Nicholas Cummins is a habilitation candidate at the ZB.D Chair of Embedded Intelligence for Health Care and Wellbeing, University of Augsburg, Germany, where he is involved in large European Horizon 2020 projects centered around multimodal and multi sensorial interaction and deep learning such as DE-ENIGMA, RADAR-CNS and TAPAS. His current research includes areas of behavioural signal processing with a focus on the automatic multisensory analysis and understanding of different health states. Dr. Cummins received his PhD in Electrical Engineering from UNSWAustralia in 2016. He has published regularly in the field since 2011; these papers have attracted considerable attention and citations. He did his under graduate degree at UNSW as a mature student, graduating with first class honors in 2011. He has given repeated tutorials at leading international conferences such as IEEE EMBC, Interspeech, or IEEE SAM.
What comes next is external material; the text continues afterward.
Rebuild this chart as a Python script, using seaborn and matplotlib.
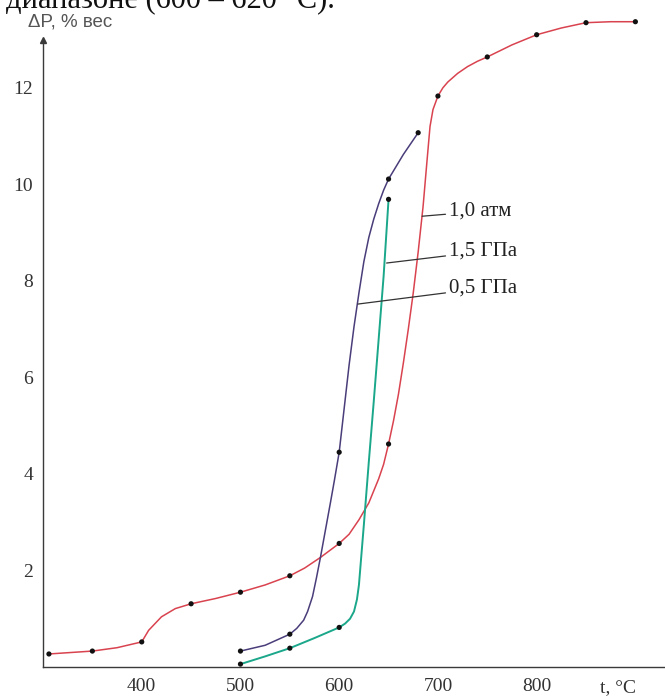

Björn Schuller received the Diploma in 1999, the Doctoral degree in 2006, and the Habilitation and Adjunct Teaching Professorship in the subject area of signal processing and machine intelligence in 2012, all in electrical engineering and information technology from TUM in Munich, Germany. He is Professor of Artificial Intelligence in the Department of Computing, Imperial College London, U.K., and a Full Professor and head of the ZD.B Chair of Embedded Intelligence for Health Care and Wellbeing at the University of Augsburg, Germany as well as co-founding CEO and current CSO of the audio intelligence company audEERING. He (co-)authored five books and more than 700 publications in peer reviewed books, journals, and conference proceedings in the fields of Affective Computing, HCI, and deep learning leading to more than 20000 citations (h-index = 68). He is a Fellow of the IEEE, president-emeritus of the AAAC, and Senior Member of the ACM. His service to the community includes Editor in Chief of the IEEE Transactions on Affective Computing, past and present General Chair and Program Chair of conferences in the field such as ACM ICMI, IEEE ACII, and Interspeech. He has given 15 tutorials up to now at leading conferences such as ACII, ACM Multimedia, EMBC, ICASSP, IJCAI, Interspeech, SAM, IUI, or UMAP.